◆ **WRITTEN REQUEST**
Would you repeat the listing exactly but omit every picture?

◆ **MATERIAL PROVIDED**

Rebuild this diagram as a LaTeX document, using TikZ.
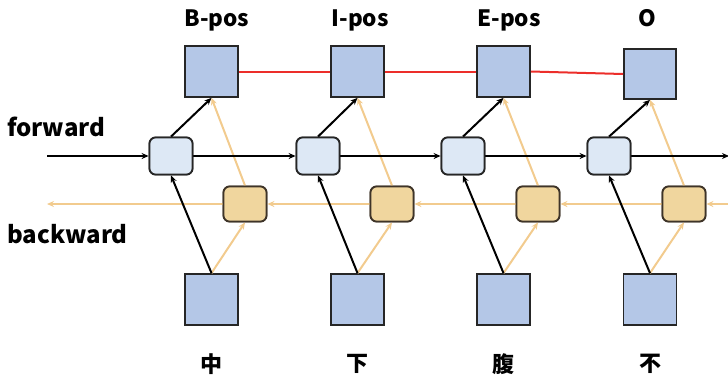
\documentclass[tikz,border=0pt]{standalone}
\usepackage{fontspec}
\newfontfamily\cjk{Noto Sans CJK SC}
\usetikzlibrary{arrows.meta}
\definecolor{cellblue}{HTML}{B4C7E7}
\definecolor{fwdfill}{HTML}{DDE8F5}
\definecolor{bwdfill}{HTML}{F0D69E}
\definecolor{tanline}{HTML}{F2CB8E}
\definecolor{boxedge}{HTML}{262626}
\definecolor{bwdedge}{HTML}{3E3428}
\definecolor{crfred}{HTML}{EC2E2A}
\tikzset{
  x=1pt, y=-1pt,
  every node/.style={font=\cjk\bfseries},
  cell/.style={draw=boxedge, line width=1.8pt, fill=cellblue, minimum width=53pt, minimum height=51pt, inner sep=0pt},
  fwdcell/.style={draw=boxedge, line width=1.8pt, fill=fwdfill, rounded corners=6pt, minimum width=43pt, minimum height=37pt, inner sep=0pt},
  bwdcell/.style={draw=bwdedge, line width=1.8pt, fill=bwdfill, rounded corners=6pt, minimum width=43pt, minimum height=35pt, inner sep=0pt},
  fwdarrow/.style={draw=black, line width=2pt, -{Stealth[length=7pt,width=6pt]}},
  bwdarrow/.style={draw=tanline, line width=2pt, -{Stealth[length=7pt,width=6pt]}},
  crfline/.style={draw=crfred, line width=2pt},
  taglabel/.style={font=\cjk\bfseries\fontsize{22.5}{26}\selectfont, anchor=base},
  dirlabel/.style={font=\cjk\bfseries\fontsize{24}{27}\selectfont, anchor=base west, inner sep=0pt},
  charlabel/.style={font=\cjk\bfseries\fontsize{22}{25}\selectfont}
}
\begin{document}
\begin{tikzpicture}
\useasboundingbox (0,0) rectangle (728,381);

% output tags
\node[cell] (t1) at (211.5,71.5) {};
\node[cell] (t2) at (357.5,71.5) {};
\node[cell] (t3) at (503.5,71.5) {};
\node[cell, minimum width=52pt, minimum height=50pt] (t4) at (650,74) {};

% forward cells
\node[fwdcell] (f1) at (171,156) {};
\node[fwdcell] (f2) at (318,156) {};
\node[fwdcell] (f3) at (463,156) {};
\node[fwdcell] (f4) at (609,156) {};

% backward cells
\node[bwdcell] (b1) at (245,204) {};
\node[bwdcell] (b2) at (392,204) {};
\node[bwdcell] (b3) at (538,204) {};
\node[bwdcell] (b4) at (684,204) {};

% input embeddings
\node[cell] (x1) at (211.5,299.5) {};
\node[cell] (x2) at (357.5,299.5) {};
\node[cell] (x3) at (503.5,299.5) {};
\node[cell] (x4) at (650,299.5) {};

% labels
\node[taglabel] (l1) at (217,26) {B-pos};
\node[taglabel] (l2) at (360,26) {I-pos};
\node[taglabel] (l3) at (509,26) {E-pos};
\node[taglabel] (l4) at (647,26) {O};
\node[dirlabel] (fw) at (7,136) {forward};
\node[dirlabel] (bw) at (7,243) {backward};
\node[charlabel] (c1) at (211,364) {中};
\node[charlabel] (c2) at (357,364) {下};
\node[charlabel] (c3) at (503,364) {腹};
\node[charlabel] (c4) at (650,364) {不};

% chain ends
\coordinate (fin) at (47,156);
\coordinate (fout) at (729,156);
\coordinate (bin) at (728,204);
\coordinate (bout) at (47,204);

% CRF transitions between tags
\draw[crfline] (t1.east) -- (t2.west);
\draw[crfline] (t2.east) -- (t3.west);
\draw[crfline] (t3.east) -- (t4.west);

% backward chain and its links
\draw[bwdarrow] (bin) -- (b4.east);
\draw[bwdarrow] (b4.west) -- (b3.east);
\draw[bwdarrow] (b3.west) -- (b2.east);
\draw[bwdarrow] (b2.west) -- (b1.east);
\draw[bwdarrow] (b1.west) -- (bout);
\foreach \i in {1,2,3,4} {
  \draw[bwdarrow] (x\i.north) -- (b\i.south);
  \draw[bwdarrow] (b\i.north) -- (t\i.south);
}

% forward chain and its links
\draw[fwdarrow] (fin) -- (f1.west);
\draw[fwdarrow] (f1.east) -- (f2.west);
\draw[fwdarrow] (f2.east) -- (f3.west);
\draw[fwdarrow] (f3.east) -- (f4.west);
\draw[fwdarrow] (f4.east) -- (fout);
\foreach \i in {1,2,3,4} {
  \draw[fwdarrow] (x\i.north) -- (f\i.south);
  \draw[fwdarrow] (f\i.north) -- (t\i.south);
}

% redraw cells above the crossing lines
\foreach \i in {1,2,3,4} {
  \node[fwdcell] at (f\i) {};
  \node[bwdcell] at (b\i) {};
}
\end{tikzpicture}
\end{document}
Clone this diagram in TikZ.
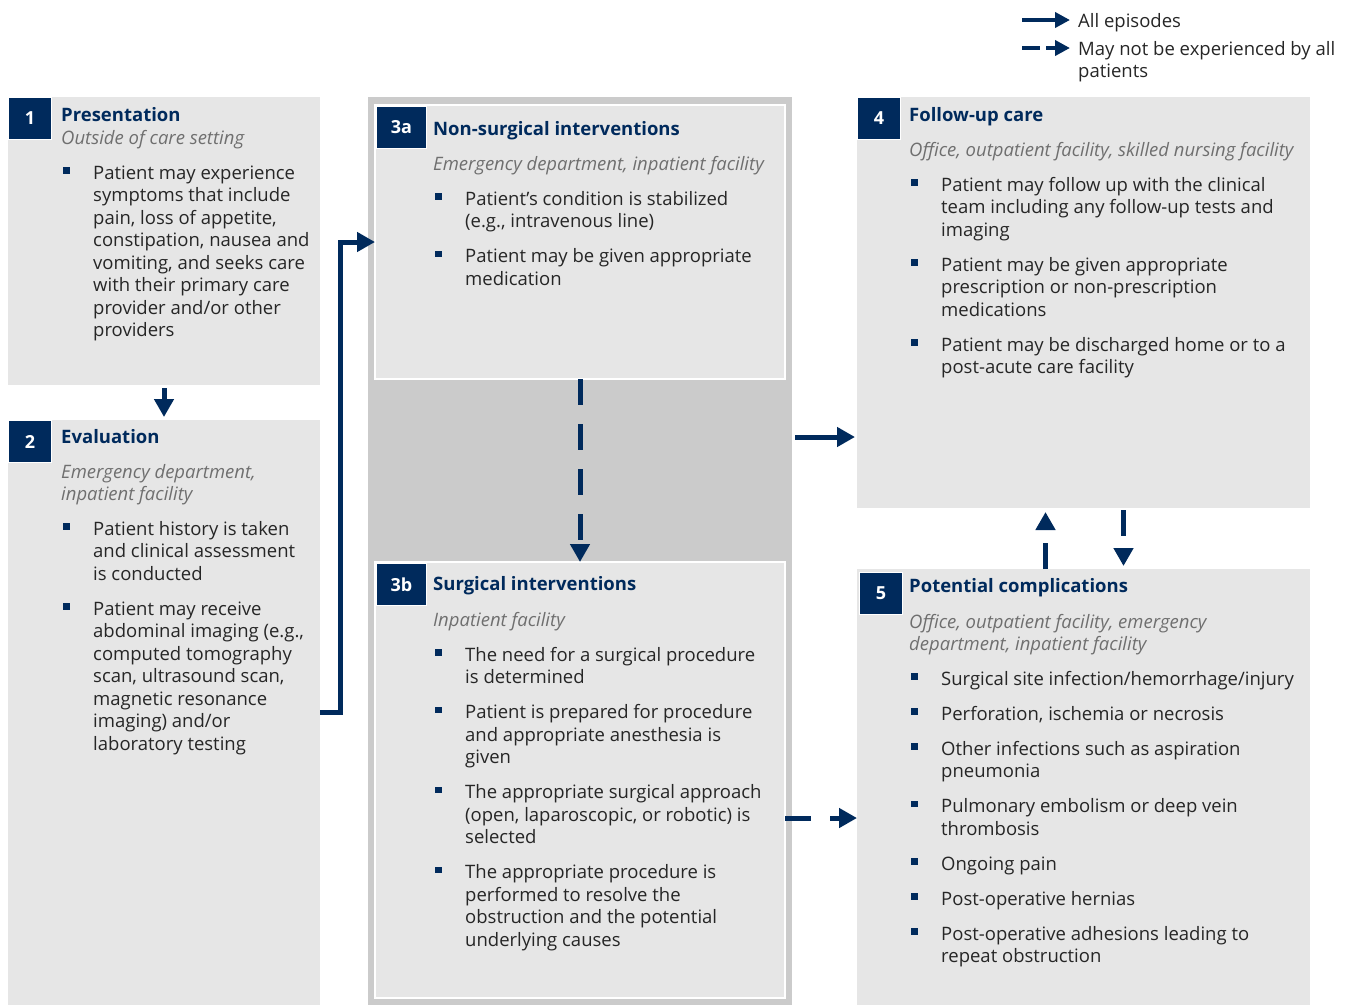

◆ **WRITTEN ANSWER**
Rebuild this diagram as a LaTeX document, using TikZ.
\documentclass[tikz,border=0pt]{standalone}
\usepackage{fontspec}
\newfontfamily\cjk{Noto Sans CJK SC}
\usetikzlibrary{arrows.meta}
\definecolor{cellblue}{HTML}{B4C7E7}
\definecolor{fwdfill}{HTML}{DDE8F5}
\definecolor{bwdfill}{HTML}{F0D69E}
\definecolor{tanline}{HTML}{F2CB8E}
\definecolor{boxedge}{HTML}{262626}
\definecolor{bwdedge}{HTML}{3E3428}
\definecolor{crfred}{HTML}{EC2E2A}
\tikzset{
  x=1pt, y=-1pt,
  every node/.style={font=\cjk\bfseries},
  cell/.style={draw=boxedge, line width=1.8pt, fill=cellblue, minimum width=53pt, minimum height=51pt, inner sep=0pt},
  fwdcell/.style={draw=boxedge, line width=1.8pt, fill=fwdfill, rounded corners=6pt, minimum width=43pt, minimum height=37pt, inner sep=0pt},
  bwdcell/.style={draw=bwdedge, line width=1.8pt, fill=bwdfill, rounded corners=6pt, minimum width=43pt, minimum height=35pt, inner sep=0pt},
  fwdarrow/.style={draw=black, line width=2pt, -{Stealth[length=7pt,width=6pt]}},
  bwdarrow/.style={draw=tanline, line width=2pt, -{Stealth[length=7pt,width=6pt]}},
  crfline/.style={draw=crfred, line width=2pt},
  taglabel/.style={font=\cjk\bfseries\fontsize{22.5}{26}\selectfont, anchor=base},
  dirlabel/.style={font=\cjk\bfseries\fontsize{24}{27}\selectfont, anchor=base west, inner sep=0pt},
  charlabel/.style={font=\cjk\bfseries\fontsize{22}{25}\selectfont}
}
\begin{document}
\begin{tikzpicture}
\useasboundingbox (0,0) rectangle (728,381);

% output tags
\node[cell] (t1) at (211.5,71.5) {};
\node[cell] (t2) at (357.5,71.5) {};
\node[cell] (t3) at (503.5,71.5) {};
\node[cell, minimum width=52pt, minimum height=50pt] (t4) at (650,74) {};

% forward cells
\node[fwdcell] (f1) at (171,156) {};
\node[fwdcell] (f2) at (318,156) {};
\node[fwdcell] (f3) at (463,156) {};
\node[fwdcell] (f4) at (609,156) {};

% backward cells
\node[bwdcell] (b1) at (245,204) {};
\node[bwdcell] (b2) at (392,204) {};
\node[bwdcell] (b3) at (538,204) {};
\node[bwdcell] (b4) at (684,204) {};

% input embeddings
\node[cell] (x1) at (211.5,299.5) {};
\node[cell] (x2) at (357.5,299.5) {};
\node[cell] (x3) at (503.5,299.5) {};
\node[cell] (x4) at (650,299.5) {};

% labels
\node[taglabel] (l1) at (217,26) {B-pos};
\node[taglabel] (l2) at (360,26) {I-pos};
\node[taglabel] (l3) at (509,26) {E-pos};
\node[taglabel] (l4) at (647,26) {O};
\node[dirlabel] (fw) at (7,136) {forward};
\node[dirlabel] (bw) at (7,243) {backward};
\node[charlabel] (c1) at (211,364) {中};
\node[charlabel] (c2) at (357,364) {下};
\node[charlabel] (c3) at (503,364) {腹};
\node[charlabel] (c4) at (650,364) {不};

% chain ends
\coordinate (fin) at (47,156);
\coordinate (fout) at (729,156);
\coordinate (bin) at (728,204);
\coordinate (bout) at (47,204);

% CRF transitions between tags
\draw[crfline] (t1.east) -- (t2.west);
\draw[crfline] (t2.east) -- (t3.west);
\draw[crfline] (t3.east) -- (t4.west);

% backward chain and its links
\draw[bwdarrow] (bin) -- (b4.east);
\draw[bwdarrow] (b4.west) -- (b3.east);
\draw[bwdarrow] (b3.west) -- (b2.east);
\draw[bwdarrow] (b2.west) -- (b1.east);
\draw[bwdarrow] (b1.west) -- (bout);
\foreach \i in {1,2,3,4} {
  \draw[bwdarrow] (x\i.north) -- (b\i.south);
  \draw[bwdarrow] (b\i.north) -- (t\i.south);
}

% forward chain and its links
\draw[fwdarrow] (fin) -- (f1.west);
\draw[fwdarrow] (f1.east) -- (f2.west);
\draw[fwdarrow] (f2.east) -- (f3.west);
\draw[fwdarrow] (f3.east) -- (f4.west);
\draw[fwdarrow] (f4.east) -- (fout);
\foreach \i in {1,2,3,4} {
  \draw[fwdarrow] (x\i.north) -- (f\i.south);
  \draw[fwdarrow] (f\i.north) -- (t\i.south);
}

% redraw cells above the crossing lines
\foreach \i in {1,2,3,4} {
  \node[fwdcell] at (f\i) {};
  \node[bwdcell] at (b\i) {};
}
\end{tikzpicture}
\end{document}
Clone this diagram in TikZ.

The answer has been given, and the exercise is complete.